How risk analysis is carried out

How do we think about the risk of dam failure? Most risk analyses begin with a systematically structured model of the events that could, if they happened in a particular way, lead to failure. This model is called, an event tree.[3]

An event tree begins with an initiating event, and graphs the sequences of subsequent hypothetical events that ultimately could lead to failure. Examples of initiating events include earthquakes, floods, and hurricanes. An example of something other than a natural hazard that might be an initiating event is excessive settlement, which may cause equipment failure, say, a spillway gate, and simultaneously disrupt utility services needed to deal with that equipment failure.

The steps in a risk analyses are:

  1. Define what “failure” means.
  2. Identify initiating events.
  3. Build an event tree of the system.
  4. Develop models for individual components.
  5. Identify correlations among component failures or failure modes.
  6. Assess probabilities and correlations for events, parameters, and processes.
  7. Calculate system reliability.

It is often said that a principal benefit of risk analysis lies simply in structuring the problem as an event tree and in trying to identify interactions and correlations—what reliability engineers call “failure modes and effects analysis”—whether or not quantitative reliability calculations are ever carried out or used.

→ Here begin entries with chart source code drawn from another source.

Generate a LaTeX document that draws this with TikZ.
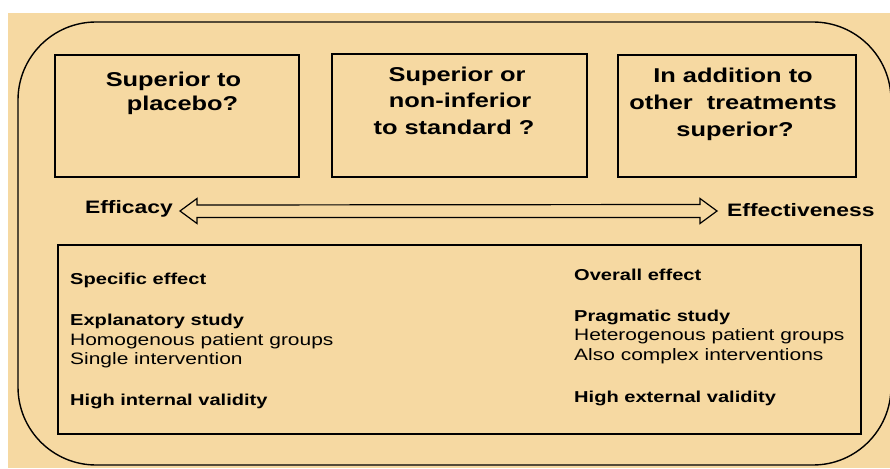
\documentclass[tikz,border=0pt]{standalone}
\usepackage{fontspec}
\setmainfont{Liberation Sans}[FakeStretch=1.27]
\definecolor{beige}{HTML}{F6D9A2}
\begin{document}
\begin{tikzpicture}[x=1pt,y=-1pt,
  box/.style={draw, line width=1.4pt, inner sep=0pt},
  ttl/.style={anchor=base, inner sep=0pt, font=\fontsize{20}{24}\selectfont\bfseries},
  lbl/.style={inner sep=0pt, font=\fontsize{18}{22}\selectfont\bfseries},
  itb/.style={anchor=base west, inner sep=0pt, font=\fontsize{15.8}{19}\selectfont\bfseries},
  itr/.style={anchor=base west, inner sep=0pt, font=\fontsize{16.5}{19}\selectfont},
  dblarrow/.style={draw, fill=beige, line width=1.2pt, line join=miter}]
\useasboundingbox (0,0) rectangle (890,468);
\fill[beige] (8,13) rectangle (890,468);
\draw[line width=1.4pt, rounded corners=78pt] (18,22) rectangle (891,465);
% top boxes
\node[box, minimum width=244pt, minimum height=122pt] (b1) at (177,116) {};
\node[box, minimum width=255pt, minimum height=123pt] (b2) at (459.5,115.5) {};
\node[box, minimum width=238pt, minimum height=122pt] (b3) at (737,116) {};
\node[ttl] (t11) at (173.5,87) {Superior to};
\node[ttl] (t12) at (182.5,110.5) {placebo?};
\node[ttl] (t21) at (457,82) {Superior or};
\node[ttl] (t22) at (460,107) {non-inferior};
\node[ttl] (t23) at (454,134) {to standard ?};
\node[ttl] (t31) at (733,83) {In addition to};
\node[ttl] (t32) at (733,109.5) {other\ \ treatments};
\node[ttl] (t33) at (735,136) {superior?};
% arrow
\node[lbl, anchor=base east] (eff) at (173,213.5) {Efficacy};
\node[lbl, anchor=base west] (efv) at (727,216) {Effectiveness};
\coordinate (tipL) at (180,211);
\coordinate (tipR) at (717,211);
\draw[dblarrow] (tipL) -- ++(17,-12.5) -- ++(0,6.5) -- (700,204.5) -- ++(0,-6)
  -- (tipR) -- ++(-17,12.5) -- ++(0,-6) -- (197,217.5) -- ++(0,6) -- cycle;
% bottom box
\node[box, minimum width=803pt, minimum height=189pt] (bb) at (459.5,339.5) {};
\node[itb] (l1) at (70,284) {Specific effect};
\node[itb] (l2) at (70,325) {Explanatory study};
\node[itr] (l3) at (70,345.5) {Homogenous patient groups};
\node[itr] (l4) at (70,364.5) {Single intervention};
\node[itb] (l5) at (70,405) {High internal validity};
\node[itb] (r1) at (574,280) {Overall effect};
\node[itb] (r2) at (574,321) {Pragmatic study};
\node[itr] (r3) at (574,340) {Heterogenous patient groups};
\node[itr] (r4) at (574,360) {Also complex interventions};
\node[itb] (r5) at (574,402) {High external validity};
\end{tikzpicture}
\end{document}
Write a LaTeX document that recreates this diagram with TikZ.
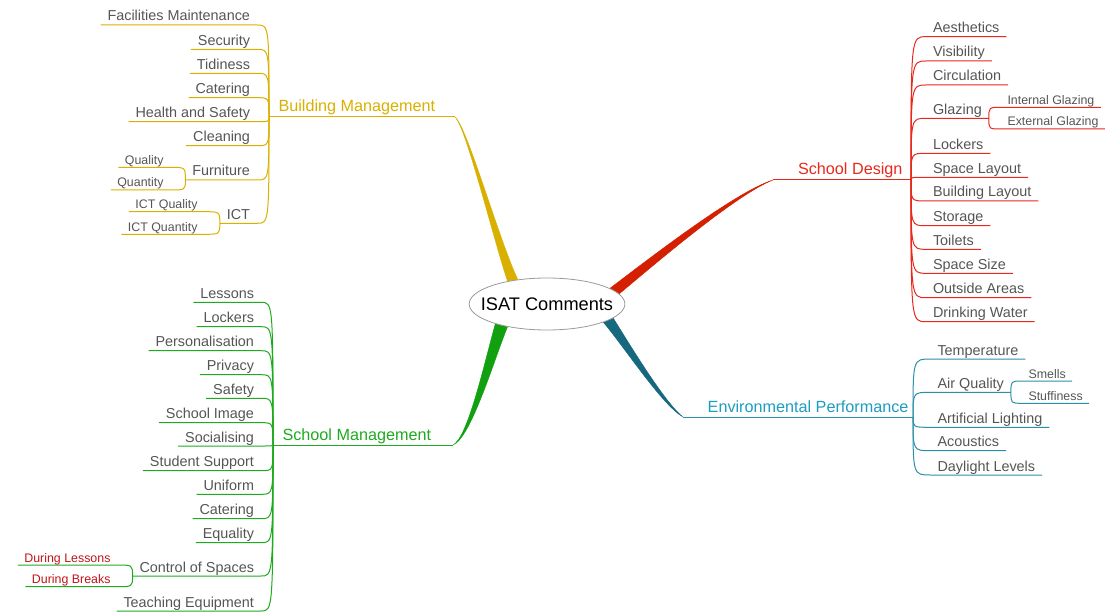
\documentclass[tikz,border=0pt]{standalone}
\usepackage{fontspec}
\setmainfont{Liberation Sans}
\usetikzlibrary{shapes.geometric,backgrounds}

\definecolor{txtgrey}{HTML}{555555}
\definecolor{hubgrey}{HTML}{9A9A9A}
\definecolor{bmgold}{HTML}{D9B000}
\definecolor{sdred}{HTML}{E8281C}
\definecolor{sdbranch}{HTML}{D42000}
\definecolor{epteal}{HTML}{2A8FA8}
\definecolor{eptitle}{HTML}{1D9CC0}
\definecolor{epbranch}{HTML}{15687E}
\definecolor{smgreen}{HTML}{1EAA1E}
\definecolor{smbranch}{HTML}{10A010}
\definecolor{subred}{HTML}{C0141A}

\tikzset{
  leaf/.style={font=\fontsize{14.4}{17}\selectfont,text=txtgrey,inner xsep=6.5pt,inner ysep=1.5pt,text height=10.5pt,text depth=2pt},
  leafL/.style={leaf,anchor=south east},
  leafR/.style={leaf,anchor=south west},
  subleaf/.style={font=\fontsize{12.4}{15}\selectfont,text=txtgrey,inner xsep=6pt,inner ysep=1pt,text height=9pt,text depth=1.5pt},
  subL/.style={subleaf,anchor=south east},
  subR/.style={subleaf,anchor=south west},
  title/.style={font=\fontsize{16.2}{19}\selectfont,inner ysep=2pt,text height=12pt,text depth=2.5pt},
  hub/.style={ellipse,draw=hubgrey,fill=white,line width=.8pt,minimum width=154pt,minimum height=52pt,inner xsep=-11pt,inner ysep=0pt,font=\fontsize{18.2}{21}\selectfont},
  twigL/.style={to path={.. controls (\tikztostart |- \tikztotarget.south east) .. (\tikztotarget.south east) -- (\tikztotarget.south west)}},
  twigR/.style={to path={.. controls (\tikztostart |- \tikztotarget.south west) .. (\tikztotarget.south west) -- (\tikztotarget.south east)}}
}

\begin{document}
\begin{tikzpicture}[x=1pt,y=-1pt,line width=1pt]
  \useasboundingbox (0,0) rectangle (1105,612);

  \node[hub] (isat) at (547,304) {ISAT Comments};

  % Building Management
  \coordinate (bmJ)   at (269,117);
  \coordinate (bmTip) at (455,117);
  \node[title,anchor=south west,inner xsep=9pt,text=bmgold] (bm) at (bmJ) {Building Management};
  \node[leafL] (bmFac) at (257,25)    {Facilities Maintenance};
  \node[leafL] (bmSec) at (257,49.3)  {Security};
  \node[leafL] (bmTid) at (257,73.3)  {Tidiness};
  \node[leafL] (bmCat) at (257,97.7)  {Catering};
  \node[leafL] (bmHea) at (257,121.7) {Health and Safety};
  \node[leafL] (bmCle) at (257,145.7) {Cleaning};
  \node[leafL] (bmFur) at (257,180)   {Furniture};
  \node[leafL] (bmIct) at (257,223.3) {ICT};
  \node[subL] (bmFurQl) at (170,167.3) {Quality};
  \node[subL] (bmFurQn) at (170,190)   {Quantity};
  \node[subL] (bmIctQl) at (204,211.7) {ICT Quality};
  \node[subL] (bmIctQn) at (204,234.3) {ICT Quantity};

  % School Design
  \coordinate (sdJ)   at (911,180);
  \coordinate (sdTip) at (773,180);
  \node[title,anchor=south east,inner xsep=8pt,text=sdred] (sd) at (sdJ) {School Design};
  \node[leafR] (sdAes) at (926,36.7)  {Aesthetics};
  \node[leafR] (sdVis) at (926,61)    {Visibility};
  \node[leafR] (sdCir) at (926,85)    {Circulation};
  \node[leafR] (sdGla) at (926,118.3) {Glazing};
  \node[leafR] (sdLoc) at (926,153.3) {Lockers};
  \node[leafR] (sdSpL) at (926,177.3) {Space Layout};
  \node[leafR] (sdBuL) at (926,201)   {Building Layout};
  \node[leafR] (sdSto) at (926,225.7) {Storage};
  \node[leafR] (sdToi) at (926,249.3) {Toilets};
  \node[leafR] (sdSpS) at (926,273.3) {Space Size};
  \node[leafR] (sdOut) at (926,297.7) {Outside Areas};
  \node[leafR] (sdDri) at (926,321.7) {Drinking Water};
  \node[subR] (sdGlaIn) at (1001,107.3) {Internal Glazing};
  \node[subR] (sdGlaEx) at (1001,129)   {External Glazing};

  % Environmental Performance
  \coordinate (epJ)   at (913,417);
  \coordinate (epTip) at (683,417);
  \node[title,anchor=south east,inner xsep=4pt,text=eptitle] (ep) at (epJ) {Environmental Performance};
  \node[leafR] (epTem) at (930.5,359)   {Temperature};
  \node[leafR] (epAir) at (930.5,392.3) {Air Quality};
  \node[leafR] (epArt) at (930.5,427.3) {Artificial Lighting};
  \node[leafR] (epAco) at (930.5,450.7) {Acoustics};
  \node[leafR] (epDay) at (930.5,475)   {Daylight Levels};
  \node[subR] (epAirSm) at (1022,381)   {Smells};
  \node[subR] (epAirSt) at (1022,403.3) {Stuffiness};

  % School Management
  \coordinate (smJ)   at (273,445);
  \coordinate (smTip) at (453,445);
  \node[title,anchor=south west,inner xsep=9pt,text=smgreen] (sm) at (smJ) {School Management};
  \node[leafL] (smLes) at (261,302.3) {Lessons};
  \node[leafL] (smLoc) at (261,326.7) {Lockers};
  \node[leafL] (smPer) at (261,350.7) {Personalisation};
  \node[leafL] (smPri) at (261,374.7) {Privacy};
  \node[leafL] (smSaf) at (261,398.3) {Safety};
  \node[leafL] (smImg) at (261,422.7) {School Image};
  \node[leafL] (smSoc) at (261,446)   {Socialising};
  \node[leafL] (smStu) at (261,470.7) {Student Support};
  \node[leafL] (smUni) at (261,494.3) {Uniform};
  \node[leafL] (smCat) at (261,518.7) {Catering};
  \node[leafL] (smEqu) at (261,542.7) {Equality};
  \node[leafL] (smCon) at (261,576)   {Control of Spaces};
  \node[leafL] (smTea) at (261,611)   {Teaching Equipment};
  \node[subL,text=subred] (smConLe) at (117,565)   {During Lessons};
  \node[subL,text=subred] (smConBr) at (117,586.7) {During Breaks};

  % main branches
  \begin{scope}[on background layer,line width=.6pt]
    \filldraw[bmgold] (isat.150) .. controls (493,238) and (466,127) .. (bmTip)
      .. controls (467,126) and (499,240) .. (isat.140) -- cycle;
    \filldraw[sdbranch] (isat.14) .. controls (650,258) and (735,192) .. (sdTip)
      .. controls (737,194) and (656,263) .. (isat.8) -- cycle;
    \filldraw[epbranch] (isat.-18) .. controls (625,348) and (662,405) .. (epTip)
      .. controls (665,403) and (630,345) .. (isat.-12) -- cycle;
    \filldraw[smbranch] (isat.201) .. controls (485,360) and (468,438) .. (smTip)
      .. controls (471,438) and (494,360) .. (isat.210) -- cycle;
  \end{scope}
  \draw[bmgold]   (bmTip) -- (bmJ);
  \draw[sdred]    (sdTip) -- (sdJ);
  \draw[epteal]   (epTip) -- (epJ);
  \draw[smgreen]  (smTip) -- (smJ);

  % twigs
  \path[bmgold] (bmJ) edge[twigL] (bmFac) edge[twigL] (bmSec) edge[twigL] (bmTid)
        edge[twigL] (bmCat) edge[twigL] (bmHea) edge[twigL] (bmCle)
        edge[twigL] (bmFur) edge[twigL] (bmIct)
    (bmFur.south west) edge[twigL] (bmFurQl) edge[twigL] (bmFurQn)
    (bmIct.south west) edge[twigL] (bmIctQl) edge[twigL] (bmIctQn);
  \path[sdred] (sdJ) edge[twigR] (sdAes) edge[twigR] (sdVis) edge[twigR] (sdCir)
        edge[twigR] (sdGla) edge[twigR] (sdLoc) edge[twigR] (sdSpL)
        edge[twigR] (sdBuL) edge[twigR] (sdSto) edge[twigR] (sdToi)
        edge[twigR] (sdSpS) edge[twigR] (sdOut) edge[twigR] (sdDri)
    (sdGla.south east) edge[twigR] (sdGlaIn) edge[twigR] (sdGlaEx);
  \path[epteal] (epJ) edge[twigR] (epTem) edge[twigR] (epAir) edge[twigR] (epArt)
        edge[twigR] (epAco) edge[twigR] (epDay)
    (epAir.south east) edge[twigR] (epAirSm) edge[twigR] (epAirSt);
  \path[smgreen] (smJ) edge[twigL] (smLes) edge[twigL] (smLoc) edge[twigL] (smPer)
        edge[twigL] (smPri) edge[twigL] (smSaf) edge[twigL] (smImg)
        edge[twigL] (smSoc) edge[twigL] (smStu) edge[twigL] (smUni)
        edge[twigL] (smCat) edge[twigL] (smEqu) edge[twigL] (smCon)
        edge[twigL] (smTea)
    (smCon.south west) edge[twigL] (smConLe) edge[twigL] (smConBr);
\end{tikzpicture}
\end{document}
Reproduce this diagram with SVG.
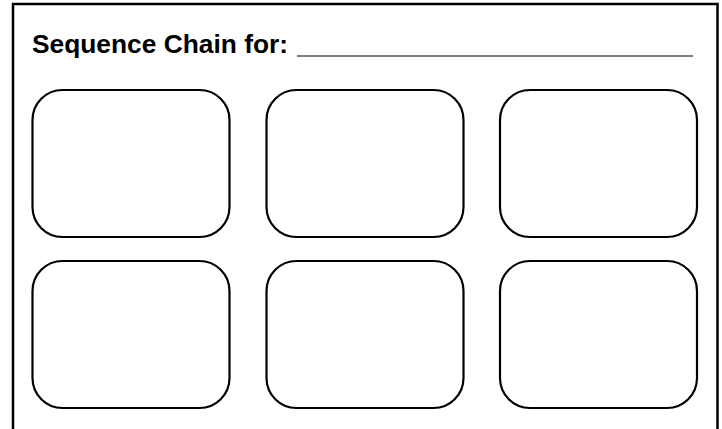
<svg xmlns="http://www.w3.org/2000/svg" width="722" height="429" viewBox="0 0 722 429">
<style>
.box{fill:#fff;stroke:#000;stroke-width:2.2}
.title{font-family:"Liberation Sans",Arial,sans-serif;font-weight:bold;font-size:26.5px;fill:#000}
</style>
<rect x="0" y="0" width="722" height="429" fill="#fff"/>
<rect id="frame" x="13" y="4" width="704.5" height="440" fill="none" stroke="#000" stroke-width="2.5"/>
<g id="title">
<text class="title" x="32" y="53" textLength="256" lengthAdjust="spacingAndGlyphs">Sequence Chain for:</text>
<line x1="297" y1="56" x2="693" y2="56" stroke="#555" stroke-width="1.6"/>
</g>
<g id="box1"><rect class="box" x="32.5" y="90" width="197" height="147" rx="30" ry="30"/></g>
<g id="box2"><rect class="box" x="266.5" y="90" width="197" height="147" rx="30" ry="30"/></g>
<g id="box3"><rect class="box" x="500" y="90" width="197" height="147" rx="30" ry="30"/></g>
<g id="box4"><rect class="box" x="32.5" y="261" width="197" height="147" rx="30" ry="30"/></g>
<g id="box5"><rect class="box" x="266.5" y="261" width="197" height="147" rx="30" ry="30"/></g>
<g id="box6"><rect class="box" x="500" y="261" width="197" height="147" rx="30" ry="30"/></g>
<g id="connectors"></g>
</svg>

Structuring risk in an event tree

An event tree is nothing more than a graphical device for laying out chains of events that could lead from an initiating event to failure. Each chain in this tree leads to some performance of the system. Some of these chains lead to adverse performance, some do not. For each event in the tree, a probability is assessed presuming the occurrence of all the events preceding it in the tree, that is, a conditional probability. The total probability for a particular chain of events or path through the tree is found by multiplying the sequences of conditional probabilities.

Simple random experiments can be used to show how event trees are useful in diagramming outcomes and identifying sample spaces. These event trees for simple experiments are the same in concept as those used to analyze complex system reliability, only much simpler. The event tree shown in Figure 1 represents the experiment comprising two successive tosses of a fair coin. On the first toss, the coin lands either heads-up or heads-down, and similarly on the second toss. If one presumes these tosses to be independent, the branch probabilities in all cases are 0.5. The probability of each of the four possible outcomes is the same, 0.25. If a wager is placed such that the player looses if and only if two tails occur (T,T), then the “probability of failure” from the event tree is, 0.25. The use of event trees in analyzing complex system behavior is exactly the same as in this simple example.